Separation of Workloads
by Donavan Jones, 2026-01-10T00:00:00.000Z
Separation of Workloads
Introduction
In a homelab environment, especially one built around a mixed setup like a Raspberry Pi-based K3s cluster combined with a separate development machine running Docker containers and GPU workloads (RTX 3090), workload separation is what keeps everything stable and scalable. Without clear boundaries, services start competing for CPU, memory, storage, and network resources, which leads to unpredictable behavior and harder debugging.
My setup is intentionally split across multiple layers: lightweight services run in a K3s Kubernetes cluster on Raspberry Pis, while heavier compute workloads like AI models, embeddings, and local inference run on a dedicated development machine with a GPU. On top of that, tools like Gitea and CI runners act as the glue between code, deployment, and infrastructure automation. This separation allows me to iterate quickly without breaking production-like services running in the cluster.
Core Principle: Right Workload, Right Environment
The main idea behind my architecture is simple: every workload should live where it makes the most sense.
- Lightweight services → K3s cluster (Raspberry Pi nodes)

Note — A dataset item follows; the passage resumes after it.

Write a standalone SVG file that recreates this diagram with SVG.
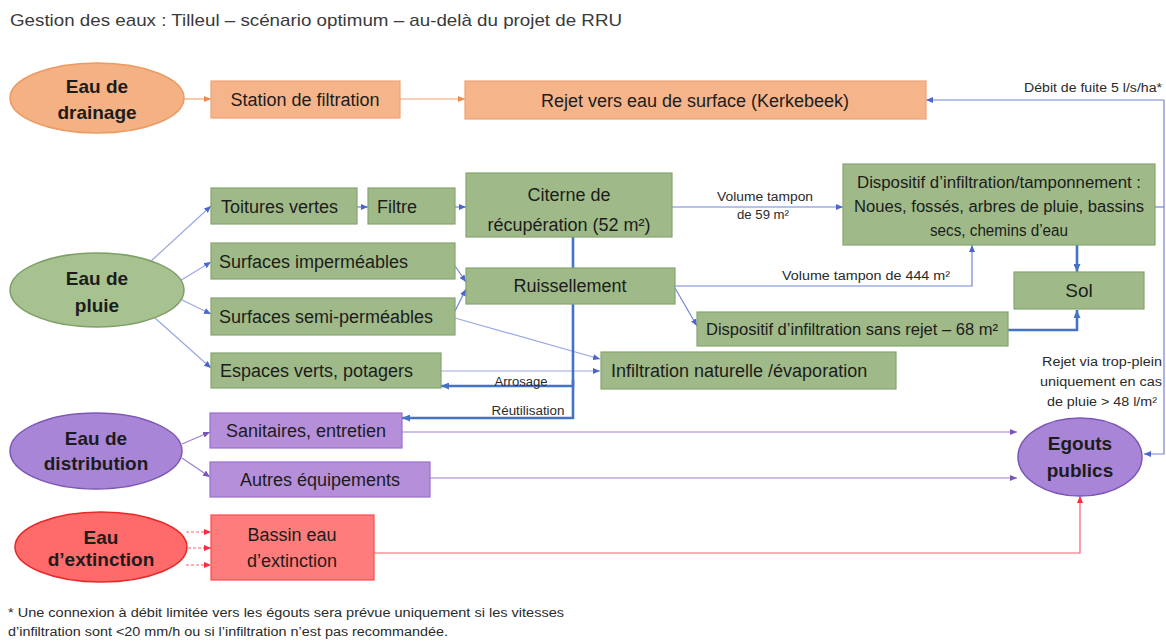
<svg xmlns="http://www.w3.org/2000/svg" width="1166" height="641" viewBox="0 0 1166 641">
  <style>
    text { font-family: "Liberation Sans", Arial, sans-serif; fill: #1c1c1c; }
    .t { font-size: 18px; }
    .ts { font-size: 16px; }
    .el { font-size: 19px; font-weight: bold; }
    .lab { font-size: 12.5px; fill: #2a2a2a; }
    .note { font-size: 12px; fill: #2a2a2a; }
    .mid { text-anchor: middle; }
    .end { text-anchor: end; }
    .or { fill: #f5b48a; stroke: #f1a273; stroke-width: 1.2; }
    .gr { fill: #9fba88; stroke: #86a56e; stroke-width: 1.2; }
    .pu { fill: #b68fdb; stroke: #9a6fcf; stroke-width: 1.2; }
    .rd { fill: #ff7c7c; stroke: #ff4a4a; stroke-width: 1.2; }
    .eor { fill: #f4b183; stroke: #ec9a62; stroke-width: 1.5; }
    .egr { fill: #a7c290; stroke: #7f9f66; stroke-width: 1.5; }
    .epu { fill: #a985d8; stroke: #7d56b6; stroke-width: 1.5; }
    .erd { fill: #ff6a6a; stroke: #e52a2a; stroke-width: 1.5; }
    .c { fill: none; stroke-width: 1.2; }
    .cb { stroke: #6f86d8; marker-end: url(#ab); }
    .cbn { stroke: #6f86d8; }
    .cl { stroke: #9aa6e6; marker-end: url(#ab); }
    .ck { stroke: #4472c4; stroke-width: 2.6; }
    .co { stroke: #f4a470; marker-end: url(#ao); }
    .cp { stroke: #9a7ed4; marker-end: url(#ap); }
    .cr { stroke: #ff5a6a; marker-end: url(#ar); }
  </style>
  <defs>
    <marker id="ab" markerUnits="userSpaceOnUse" markerWidth="7" markerHeight="6" refX="7" refY="3" orient="auto"><path d="M0,0 L7,3 L0,6 z" fill="#4a66cc"/></marker>
    <marker id="abk" markerUnits="userSpaceOnUse" markerWidth="8" markerHeight="7" refX="8" refY="3.5" orient="auto"><path d="M0,0 L8,3.5 L0,7 z" fill="#4472c4"/></marker>
    <marker id="ao" markerUnits="userSpaceOnUse" markerWidth="7" markerHeight="6" refX="7" refY="3" orient="auto"><path d="M0,0 L7,3 L0,6 z" fill="#ee8a4a"/></marker>
    <marker id="ap" markerUnits="userSpaceOnUse" markerWidth="7" markerHeight="6" refX="7" refY="3" orient="auto"><path d="M0,0 L7,3 L0,6 z" fill="#7a55b8"/></marker>
    <marker id="ar" markerUnits="userSpaceOnUse" markerWidth="7" markerHeight="6" refX="7" refY="3" orient="auto"><path d="M0,0 L7,3 L0,6 z" fill="#ff2a40"/></marker>
  </defs>

  <rect width="1166" height="641" fill="#ffffff"/>

  <text x="10" y="26" style="font-size:17px; fill:#3a3a3a" textLength="612" lengthAdjust="spacingAndGlyphs">Gestion des eaux : Tilleul – scénario optimum – au-delà du projet de RRU</text>

  <!-- connectors -->
  <g id="connectors">
    <!-- drainage -->
    <line class="c co" x1="184" y1="99" x2="211" y2="99"/>
    <line class="c co" x1="400" y1="99" x2="465" y2="99"/>
    <!-- rain water -->
    <line class="c cl" x1="150" y1="262" x2="211" y2="206"/>
    <line class="c cl" x1="178" y1="282" x2="211" y2="262"/>
    <line class="c cl" x1="178" y1="298" x2="211" y2="314"/>
    <line class="c cl" x1="155" y1="318" x2="211" y2="368"/>
    <line class="c cb" x1="357" y1="207" x2="368" y2="207"/>
    <line class="c cb" x1="455" y1="207" x2="466" y2="207"/>
    <line class="c cb" x1="672" y1="207" x2="843" y2="207"/>
    <line class="c cb" x1="455" y1="266" x2="466" y2="282"/>
    <line class="c cb" x1="455" y1="311" x2="466" y2="289"/>
    <line class="c cl" x1="455" y1="318" x2="600" y2="359"/>
    <line class="c cl" x1="441" y1="371" x2="600" y2="371"/>
    <polyline class="c cb" points="675,286 972,286 972,245"/>
    <line class="c cb" x1="675" y1="288" x2="697" y2="326"/>
    <polyline class="c ck" points="1008,330 1077,330 1077,310" marker-end="url(#abk)"/>
    <line class="c ck" x1="1077" y1="245" x2="1077" y2="272" marker-end="url(#abk)"/>
    <!-- reuse of stored rain water -->
    <polyline class="c ck" points="573,237 573,386 441,386" marker-end="url(#abk)"/>
    <polyline class="c ck" points="573,380 573,418 402,418" marker-end="url(#abk)"/>
    <!-- leak flow and overflow on the right -->
    <line class="c cbn" x1="1155" y1="207" x2="1164" y2="207"/>
    <line class="c cb" x1="1164" y1="100" x2="926" y2="100"/>
    <polyline class="c cb" points="1164,100 1164,454 1144,454"/>
    <!-- distribution water -->
    <line class="c cp" x1="182" y1="444" x2="210" y2="432"/>
    <line class="c cp" x1="182" y1="458" x2="210" y2="477"/>
    <line class="c cp" x1="402" y1="432" x2="1017" y2="432"/>
    <line class="c cp" x1="430" y1="478" x2="1017" y2="478"/>
    <!-- fire water -->
    <line class="c cr" x1="186" y1="532" x2="211" y2="532" stroke-dasharray="3 2"/>
    <line class="c cr" x1="188" y1="548" x2="211" y2="548" stroke-dasharray="3 2"/>
    <line class="c cr" x1="186" y1="565" x2="211" y2="565" stroke-dasharray="3 2"/>
    <polyline class="c cr" points="374,553 1080,553 1080,496"/>
  </g>

  <!-- connector labels -->
  <g id="labels">
    <text class="lab end" x="1162" y="92" textLength="138" lengthAdjust="spacingAndGlyphs">Débit de fuite 5 l/s/ha*</text>
    <text class="lab mid" x="765" y="201" textLength="96" lengthAdjust="spacingAndGlyphs">Volume tampon</text>
    <text class="lab mid" x="763" y="219" textLength="52" lengthAdjust="spacingAndGlyphs">de 59 m²</text>
    <text class="lab mid" x="866" y="280" textLength="168" lengthAdjust="spacingAndGlyphs">Volume tampon  de 444 m²</text>
    <text class="lab mid" x="521" y="386" textLength="53" lengthAdjust="spacingAndGlyphs">Arrosage</text>
    <text class="lab mid" x="528" y="415" textLength="73" lengthAdjust="spacingAndGlyphs">Réutilisation</text>
    <text class="lab end" x="1162" y="366" textLength="120" lengthAdjust="spacingAndGlyphs">Rejet via trop-plein</text>
    <text class="lab end" x="1162" y="386" textLength="122" lengthAdjust="spacingAndGlyphs">uniquement  en cas</text>
    <text class="lab end" x="1157" y="406" textLength="110" lengthAdjust="spacingAndGlyphs">de pluie &gt; 48 l/m²</text>
  </g>

  <!-- drainage water -->
  <g id="eau-drainage">
    <ellipse class="eor" cx="97" cy="98" rx="87" ry="35"/>
    <text class="el mid" x="97" y="93">Eau de</text>
    <text class="el mid" x="97" y="119">drainage</text>
  </g>
  <g id="station-filtration">
    <rect class="or" x="211" y="81" width="189" height="37"/>
    <text class="t mid" x="305" y="106">Station de filtration</text>
  </g>
  <g id="rejet-surface">
    <rect class="or" x="465" y="81" width="461" height="38"/>
    <text class="t mid" x="695" y="107">Rejet vers eau de surface (Kerkebeek)</text>
  </g>

  <!-- rain water -->
  <g id="eau-pluie">
    <ellipse class="egr" cx="97" cy="290" rx="87" ry="37"/>
    <text class="el mid" x="97" y="285">Eau de</text>
    <text class="el mid" x="97" y="312">pluie</text>
  </g>
  <g id="toitures-vertes">
    <rect class="gr" x="211" y="188" width="146" height="36"/>
    <text class="t" x="221" y="213">Toitures vertes</text>
  </g>
  <g id="filtre">
    <rect class="gr" x="368" y="188" width="87" height="36"/>
    <text class="t" x="377" y="213">Filtre</text>
  </g>
  <g id="citerne">
    <rect class="gr" x="466" y="173" width="206" height="64"/>
    <text class="t mid" x="569" y="201">Citerne de</text>
    <text class="t mid" x="569" y="231">récupération (52 m²)</text>
  </g>
  <g id="surfaces-impermeables">
    <rect class="gr" x="211" y="243" width="244" height="36"/>
    <text class="t" x="219" y="268">Surfaces imperméables</text>
  </g>
  <g id="surfaces-semi-permeables">
    <rect class="gr" x="211" y="298" width="244" height="37"/>
    <text class="t" x="219" y="323">Surfaces semi-perméables</text>
  </g>
  <g id="espaces-verts">
    <rect class="gr" x="211" y="353" width="230" height="35"/>
    <text class="t" x="220" y="377">Espaces verts, potagers</text>
  </g>
  <g id="ruissellement">
    <rect class="gr" x="466" y="268" width="209" height="36"/>
    <text class="t mid" x="570" y="292">Ruissellement</text>
  </g>
  <g id="infiltration-naturelle">
    <rect class="gr" x="601" y="352" width="295" height="37"/>
    <text class="t" x="611" y="377">Infiltration naturelle /évaporation</text>
  </g>
  <g id="dispositif-sans-rejet">
    <rect class="gr" x="697" y="312" width="311" height="34"/>
    <text class="ts mid" x="852" y="335" textLength="292" lengthAdjust="spacingAndGlyphs">Dispositif d’infiltration sans rejet – 68 m²</text>
  </g>
  <g id="dispositif-tamponnement">
    <rect class="gr" x="843" y="164" width="312" height="81"/>
    <text class="ts mid" x="999" y="188" textLength="284" lengthAdjust="spacingAndGlyphs">Dispositif d’infiltration/tamponnement  :</text>
    <text class="ts mid" x="999" y="212" textLength="290" lengthAdjust="spacingAndGlyphs">Noues, fossés, arbres de pluie, bassins</text>
    <text class="ts mid" x="999" y="236" textLength="138" lengthAdjust="spacingAndGlyphs">secs, chemins d’eau</text>
  </g>
  <g id="sol">
    <rect class="gr" x="1014" y="272" width="130" height="37"/>
    <text class="t mid" x="1079" y="297" style="font-size:19px">Sol</text>
  </g>

  <!-- distribution water -->
  <g id="eau-distribution">
    <ellipse class="epu" cx="96" cy="451" rx="86" ry="38"/>
    <text class="el mid" x="96" y="445">Eau de</text>
    <text class="el mid" x="96" y="470">distribution</text>
  </g>
  <g id="sanitaires">
    <rect class="pu" x="210" y="413" width="192" height="35"/>
    <text class="t mid" x="306" y="437">Sanitaires, entretien</text>
  </g>
  <g id="autres-equipements">
    <rect class="pu" x="210" y="462" width="220" height="35"/>
    <text class="t mid" x="320" y="486">Autres équipements</text>
  </g>
  <g id="egouts-publics">
    <ellipse class="epu" cx="1080" cy="457" rx="62" ry="39"/>
    <text class="el mid" x="1080" y="450">Egouts</text>
    <text class="el mid" x="1080" y="477">publics</text>
  </g>

  <!-- fire-fighting water -->
  <g id="eau-extinction">
    <ellipse class="erd" cx="101" cy="547" rx="86" ry="35"/>
    <text class="el mid" x="101" y="544">Eau</text>
    <text class="el mid" x="101" y="566">d’extinction</text>
  </g>
  <g id="bassin-extinction">
    <rect class="rd" x="211" y="515" width="163" height="65"/>
    <text class="t mid" x="292" y="541">Bassin eau</text>
    <text class="t mid" x="292" y="567">d’extinction</text>
  </g>

  <!-- footnote -->
  <g id="note">
    <text class="note" x="8" y="617" textLength="556" lengthAdjust="spacingAndGlyphs">* Une connexion  à débit limitée vers les égouts sera prévue uniquement  si les vitesses</text>
    <text class="note" x="8" y="636" textLength="440" lengthAdjust="spacingAndGlyphs">d’infiltration  sont &lt;20 mm/h ou si l’infiltration  n’est pas recommandée.</text>
  </g>
</svg>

- CI/CD pipelines → Gitea runners (inside cluster or dedicated nodes)
- GPU-heavy workloads → RTX 3090 development machine
- Persistent infrastructure services → Dedicated Kubernetes namespaces or nodes
This prevents overloading any single part of the system and ensures that failures are isolated instead of cascading.
Kubernetes Cluster: The Control Plane for Services
My K3s cluster acts as the backbone of the homelab. It is where I deploy most always-on services such as:
- API services (FastAPI microservices)
- Bible app backend components
- Gitea instance (self-hosted Git platform)
- CI runners for automated deployments
- Lightweight databases or cache layers when appropriate
Each service is isolated using namespaces and resource limits. This ensures that one service cannot silently consume all available resources on a Pi node.
I also use node labeling and scheduling rules to control where workloads land. For example, database workloads are pinned to nodes with better storage performance, while stateless services can float across the cluster.
GPU Development Machine: Heavy Compute Layer
My separate development machine with an RTX 3090 is intentionally kept outside the cluster. It runs:
- AI model inference and experimentation
- Dockerized services for testing before production deployment
- Embedding generation pipelines
- Local fine-tuning and data processing tasks
This separation is important because GPU workloads are unpredictable and resource-intensive. Keeping them off the cluster prevents latency spikes and instability for user-facing services.
Instead of trying to force Kubernetes to manage everything, I treat this machine as a specialized compute node that integrates through APIs, queues, or CI pipelines.
CI/CD and Gitea: The Glue Layer
Gitea is the central coordination point in my workflow. It connects development to infrastructure:
- Code is pushed to repositories in Gitea
- CI runners inside the cluster pick up jobs
- Deployment manifests are applied to K3s
- Docker builds or model updates are triggered on the GPU machine when needed
This creates a clean separation between writing code and deploying systems. I don’t manually SSH into nodes to deploy services; everything flows through pipelines.
This is also where infrastructure-as-code becomes powerful. My cluster state is reproducible through manifests, Helm charts, and deployment scripts.
Networking and Service Boundaries
To keep everything clean and secure, I separate communication paths:
- Cluster services communicate over internal Kubernetes networking
- GPU machine exposes only controlled APIs (no direct cluster dependency)
- External traffic is routed through ingress controllers in K3s
- Sensitive services are isolated behind private namespaces or network policies
This prevents accidental cross-talk between experimental workloads and production-like services.
Data Separation Strategy
Data is treated as a first-class boundary:
- Persistent volumes in Kubernetes for service state
- External storage or database services for shared data
- Local NVMe or SSD storage on the GPU machine for fast compute tasks
- Backups and snapshots handled independently from runtime workloads
This ensures that compute and storage failures are decoupled.
Why This Architecture Works
The biggest advantage of this separation strategy is predictability. Each layer has a defined purpose:
- Cluster = stability and service hosting
- GPU machine = raw compute power
- CI/CD = automation and reproducibility
- Networking = controlled communication layer
When something breaks, I immediately know where to look. If a service is slow, it's likely cluster resource pressure. If AI tasks lag, it's the GPU machine. If deployment fails, it's CI/CD.
Conclusion
Separating workloads in a homelab is not just about organization—it is about control, scalability, and resilience. By isolating Kubernetes services on a Raspberry Pi cluster and offloading heavy computation to a dedicated RTX 3090 machine, I can balance experimentation with reliability.
Over time, this architecture also makes it easier to scale horizontally. New services can be added to the cluster without touching compute workloads, and new AI experiments can run on the GPU machine without risking production uptime.
The result is a system that behaves like a small-scale production environment, but still remains flexible enough for rapid development and learning.